Only lines with the word "this" are needed; collect each of them from the listing below.

Rows from a dataset →
☆ ☆ ☆

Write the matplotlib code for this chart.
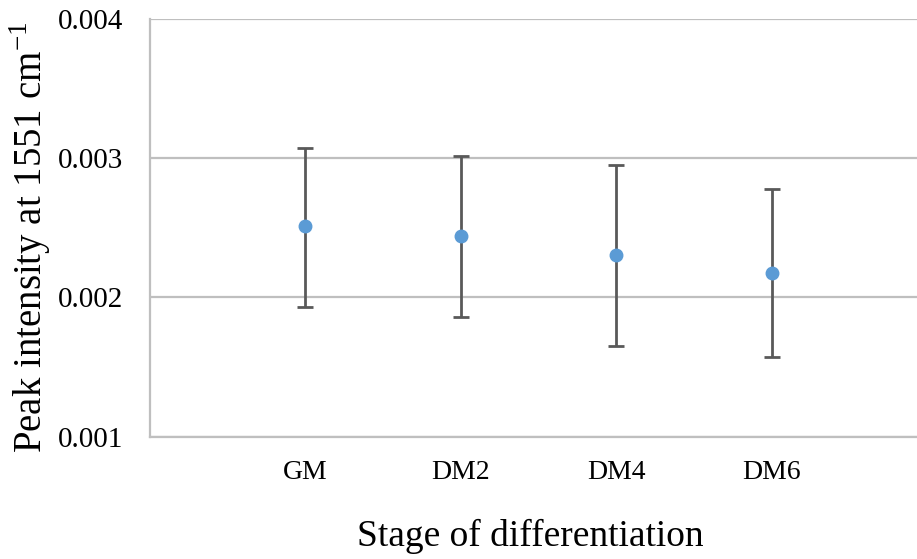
import numpy as np
import matplotlib
matplotlib.use('Agg')
import matplotlib.pyplot as plt

plt.rcParams['font.family'] = ['Liberation Serif', 'DejaVu Serif']
plt.rcParams['mathtext.fontset'] = 'custom'
plt.rcParams['mathtext.rm'] = 'Liberation Serif'

# data
stages = ['GM', 'DM2', 'DM4', 'DM6']
peak = [0.002512, 0.002443, 0.002303, 0.002175]
err_hi = [0.003073, 0.003016, 0.002954, 0.002782]
err_lo = [0.001935, 0.001859, 0.001649, 0.001570]
yticks = [0.001, 0.002, 0.003, 0.004]

x = np.arange(1, len(stages) + 1)
peak = np.array(peak)
yerr = [peak - np.array(err_lo), np.array(err_hi) - peak]

fig = plt.figure(figsize=(9.17, 5.59), dpi=100)
ax = fig.add_axes([0.1634, 0.2188, 1 - 0.1634, 0.7472])

ax.errorbar(x, peak, yerr=yerr, fmt='none', ecolor='#595959',
            elinewidth=2, capsize=5.5, capthick=2, zorder=3)
ax.plot(x, peak, 'o', color='#5B9BD5', markersize=9, zorder=4)

ax.set_xlim(0, 4.934)
ax.set_ylim(0.001, 0.004)
ax.set_yticks(yticks)
ax.set_yticklabels(['%.3f' % v for v in yticks], fontsize=21)
ax.set_xticks(x)
ax.set_xticklabels(stages, fontsize=20)
ax.tick_params(axis='both', length=0, colors='black')
ax.tick_params(axis='y', pad=19)
ax.tick_params(axis='x', pad=17)

ax.grid(axis='y', color='#BFBFBF', linewidth=1.6)
ax.set_axisbelow(True)
for s in ['top', 'right']:
    ax.spines[s].set_visible(False)
for s in ['left', 'bottom']:
    ax.spines[s].set_color('#BFBFBF')
    ax.spines[s].set_linewidth(1.6)

fig.text(530 / 917, 1 - 536 / 559, 'Stage of differentiation',
         fontsize=27, ha='center', va='center')
fig.text(30 / 917, 1 - 237 / 559, 'Peak intensity at 1551 cm$^{\\mathrm{-1}}$',
         fontsize=28, rotation=90, ha='center', va='center')

fig.savefig('out.png', dpi=100)
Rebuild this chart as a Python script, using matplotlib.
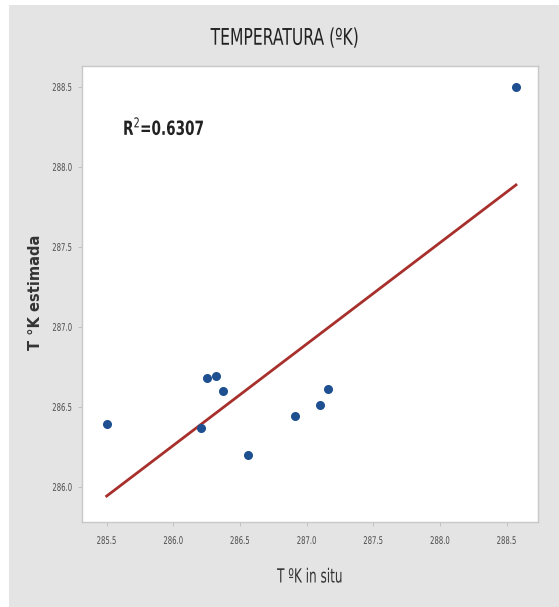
import numpy as np
import matplotlib
matplotlib.use("Agg")
import matplotlib.pyplot as plt
from matplotlib.patches import Rectangle
from matplotlib.patheffects import AbstractPathEffect
from matplotlib.transforms import Affine2D

# Measured vs. estimated temperature (K)
t_in_situ = [285.50, 286.21, 286.25, 286.32, 286.37, 286.56, 286.91, 287.10, 287.16, 288.57]
t_estimada = [286.39, 286.37, 286.68, 286.69, 286.60, 286.20, 286.44, 286.51, 286.61, 288.50]
r2_label = "0.6307"

x_ticks = [285.5, 286.0, 286.5, 287.0, 287.5, 288.0, 288.5]
y_ticks = [286.0, 286.5, 287.0, 287.5, 288.0, 288.5]


class Narrow(AbstractPathEffect):
    """Squeeze text horizontally about its left, centre or right edge."""

    def __init__(self, sx=0.7, anchor="center"):
        super().__init__()
        self.sx = sx
        self.anchor = anchor

    def draw_path(self, renderer, gc, tpath, affine, rgbFace=None):
        v = affine.transform(tpath.vertices)
        if len(v):
            x0, x1 = v[:, 0].min(), v[:, 0].max()
        else:
            x0 = x1 = 0.0
        a = {"left": x0, "right": x1}.get(self.anchor, 0.5 * (x0 + x1))
        squeeze = Affine2D().translate(-a, 0).scale(self.sx, 1).translate(a, 0)
        renderer.draw_path(gc, tpath, affine + squeeze, rgbFace)


fig = plt.figure(figsize=(5.59, 6.07), dpi=100, facecolor="white")
# grey panel behind the chart
fig.patches.append(Rectangle((9 / 559, 0), 1 - 9 / 559, 1 - 5 / 607,
                             transform=fig.transFigure, facecolor="#e4e4e4",
                             edgecolor="none", zorder=-10))

ax = fig.add_axes([82 / 559, 85 / 607, 456 / 559, 456 / 607])
ax.set_zorder(1)
ax.set_facecolor("white")

x = np.array(t_in_situ)
y = np.array(t_estimada)
slope, intercept = np.polyfit(x, y, 1)
xl = np.array([x.min(), x.max()])
ax.plot(xl, slope * xl + intercept, color="#a8302c", lw=2.0, zorder=2)
ax.plot(x, y, "o", color="#1d4f91", markersize=6.5, markeredgewidth=0, zorder=3)

ax.set_xlim(285.315, 288.735)
ax.set_ylim(285.78, 288.63)
ax.set_xticks(x_ticks)
ax.set_yticks(y_ticks)
ax.set_xticklabels([f"{v:.1f}" for v in x_ticks], fontsize=7.5, color="#4a4a4a")
ax.set_yticklabels([f"{v:.1f}" for v in y_ticks], fontsize=7.5, color="#4a4a4a")
for lab in ax.get_xticklabels():
    lab.set_path_effects([Narrow(0.66, "center")])
for lab in ax.get_yticklabels():
    lab.set_path_effects([Narrow(0.66, "right")])
ax.tick_params(axis="x", length=3, width=0.6, color="#bbbbbb", pad=7)
ax.tick_params(axis="y", length=3, width=0.6, color="#bbbbbb", pad=4)

for s in ax.spines.values():
    s.set_color("#c8c8c8")
    s.set_linewidth(1.0)

ax.text(0.09, 0.864, "R$^2$=" + r2_label, transform=ax.transAxes,
        fontweight="bold", fontsize=14, color="#222222",
        va="center", ha="left", path_effects=[Narrow(0.7, "left")])

fig.text(0.51, 0.937, "TEMPERATURA (ºK)", fontsize=16.5,
         color="#222222", ha="center", va="center",
         path_effects=[Narrow(0.68, "center")])
fig.text(0.555, 1 - 577 / 607, "T ºK in situ", fontsize=14,
         color="#333333", ha="center", va="center",
         path_effects=[Narrow(0.62, "center")])
fig.text(36 / 559, 1 - 292 / 607, "T °K estimada", fontfamily="DejaVu Sans",
         fontweight="bold", fontsize=10.5, color="#333333", rotation=90,
         ha="center", va="center")

fig.savefig("out.png", dpi=100, facecolor=fig.get_facecolor())
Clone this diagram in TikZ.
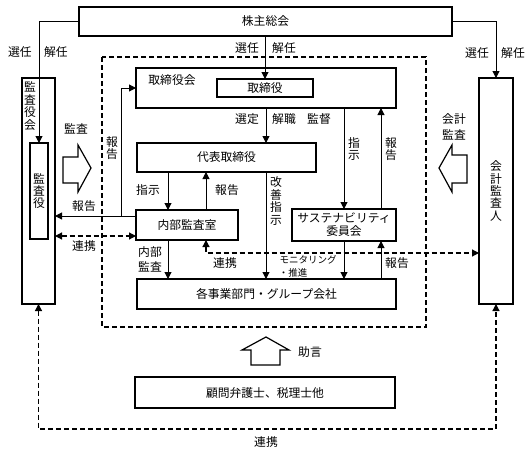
\documentclass[tikz,border=0pt]{standalone}
\usepackage{fontspec}
\setmainfont{Noto Sans CJK JP}
\usetikzlibrary{arrows.meta}
\tikzset{
  box/.style={draw,line width=1.2pt,inner sep=0pt,outer sep=0pt,fill=white},
  lbl/.style={inner sep=0pt,font=\fontsize{11.8}{13}\selectfont},
  small/.style={inner sep=0pt,font=\fontsize{9.5}{11}\selectfont},
  vtext/.style={inner sep=0pt,align=center,font=\fontsize{11.8}{12.4}\selectfont},
  arr/.style={line width=1pt,-{Triangle[length=7pt,width=7pt]}},
  darr/.style={line width=1.2pt,dash pattern=on 5pt off 3pt,{Triangle[length=7pt,width=7pt]}-{Triangle[length=7pt,width=7pt]}},
  hollow/.style={draw,line width=1.2pt,fill=white,line join=miter},
}
\begin{document}
\begin{tikzpicture}[x=1pt,y=-1pt]
\useasboundingbox (0,0) rectangle (531,453);
% dashed frame
\draw[line width=1.3pt,dash pattern=on 5pt off 3pt] (102,57) rectangle (426,327);
% coordinates
\coordinate (cD) at (121,0);
\coordinate (cA) at (168,0);
\coordinate (cB) at (206,0);
\coordinate (cE) at (266,0);
\coordinate (cC) at (381,0);
\coordinate (r216) at (0,216);
\coordinate (r236) at (0,236);
\coordinate (r253) at (0,253);
\coordinate (bot) at (266,429);
% boxes
\node[box,minimum width=373pt,minimum height=29pt,lbl] (kabu) at (265.5,21.5) {株主総会};
\node[box,minimum width=33pt,minimum height=226pt] (kansayakukai) at (38.5,191) {};
\node[vtext] (tkansayakukai) at (30,106) {監\\査\\役\\会};
\node[box,minimum width=18pt,minimum height=96pt,vtext] (kansayaku) at (39,191) {監\\査\\役};
\node[box,minimum width=260pt,minimum height=40pt] (torikai) at (266,88) {};
\node[lbl] (ttorikai) at (172,80) {取締役会};
\node[box,minimum width=96pt,minimum height=18pt,lbl] (torishimari) at (265,88) {取締役};
\node[box,minimum width=179pt,minimum height=29pt,lbl] (daihyo) at (226.5,157.5) {代表取締役};
\node[box,minimum width=102pt,minimum height=30pt,lbl] (naibu) at (187,225) {内部監査室};
\node[box,minimum width=104pt,minimum height=32pt,lbl,align=center] (sus) at (344,225) {サステナビリティ\\委員会};
\node[box,minimum width=259pt,minimum height=30pt,lbl] (kaku) at (266.5,294) {各事業部門・グループ会社};
\node[box,minimum width=260pt,minimum height=31pt,lbl] (komon) at (265,392.5) {顧問弁護士、税理士他};
\node[box,minimum width=34pt,minimum height=226pt,vtext] (kaikei) at (496,191) {会\\計\\監\\査\\人};
% connectors
\draw[arr] (kabu.west) -| (kansayaku.north);
\draw[arr] (kabu.east) -| (kaikei.north);
\draw[arr] (torishimari.north |- kabu.south) -- (torishimari.north);
\draw[arr] (torikai.south) -- (torikai.south |- daihyo.north);
\draw[arr] (sus.north |- torikai.south) -- (sus.north);
\draw[arr] (sus.north -| cC) -- (torikai.south -| cC);
\draw[arr] (daihyo.south -| cA) -- (naibu.north -| cA);
\draw[arr] (naibu.north -| cB) -- (daihyo.south -| cB);
\draw[arr] (naibu.west |- r216) -- (kansayakukai.east |- r216);
\draw[arr] (cD |- r216) -- (cD |- torikai.west) -- (torikai.west);
\draw[darr] (kansayakukai.east |- r236) -- (naibu.west |- r236);
\draw[arr] (naibu.south -| cA) -- (kaku.north -| cA);
\draw[darr] (naibu.south -| cB) |- (kaikei.west |- r253);
\draw[arr] (daihyo.south -| cE) -- (kaku.north -| cE);
\draw[arr] (sus.south) -- (kaku.north -| sus.south);
\draw[arr] (kaku.north -| cC) -- (sus.south -| cC);
\draw[darr] (kansayakukai.south) |- (bot) -| (kaikei.south);
% hollow arrows
\draw[hollow] (63,157) -- (78,157) -- (78,145) -- (91,168) -- (78,192) -- (78,183) -- (63,183) -- cycle;
\draw[hollow] (467,155) -- (452,155) -- (452,145) -- (439,168) -- (452,192) -- (452,183) -- (467,183) -- cycle;
\draw[hollow] (266,337) -- (289,350) -- (280,350) -- (280,365) -- (251,365) -- (251,350) -- (242,350) -- cycle;
% labels
\node[lbl] (l1) at (20,52) {選任};
\node[lbl] (l2) at (56,52) {解任};
\node[lbl] (l3) at (247,48) {選任};
\node[lbl] (l4) at (284,48) {解任};
\node[lbl] (l5) at (477,53) {選任};
\node[lbl] (l6) at (513,53) {解任};
\node[lbl] (l7) at (76,129) {監査};
\node[vtext] (l8) at (112,148) {報\\告};
\node[lbl] (l9) at (84,206) {報告};
\node[lbl] (l10) at (84,246) {連携};
\node[lbl] (l11) at (247,119) {選定};
\node[lbl] (l12) at (284,119) {解職};
\node[lbl] (l13) at (319,119) {監督};
\node[vtext] (l14) at (354,149) {指\\示};
\node[vtext] (l15) at (391,149) {報\\告};
\node[vtext,font=\fontsize{11.8}{16}\selectfont] (l16) at (454,126.5) {会計\\監査};
\node[lbl] (l17) at (148,190) {指示};
\node[lbl] (l18) at (227,190) {報告};
\node[vtext,font=\fontsize{11.8}{15}\selectfont] (l19) at (150,259.5) {内部\\監査};
\node[lbl] (l20) at (225,263) {連携};
\node[vtext] (l21) at (276,201) {改\\善\\指\\示};
\node[small] (l22) at (308,260) {モニタリング};
\node[small] (l23) at (293,273) {・推進};
\node[lbl] (l24) at (397,263) {報告};
\node[lbl] (l25) at (310,352) {助言};
\node[lbl] (l26) at (266,442) {連携};
\end{tikzpicture}
\end{document}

☆ ☆ ☆

FULL RESPONSE →
Write the matplotlib code for this chart.
Rebuild this chart as a Python script, using matplotlib.
Clone this diagram in TikZ.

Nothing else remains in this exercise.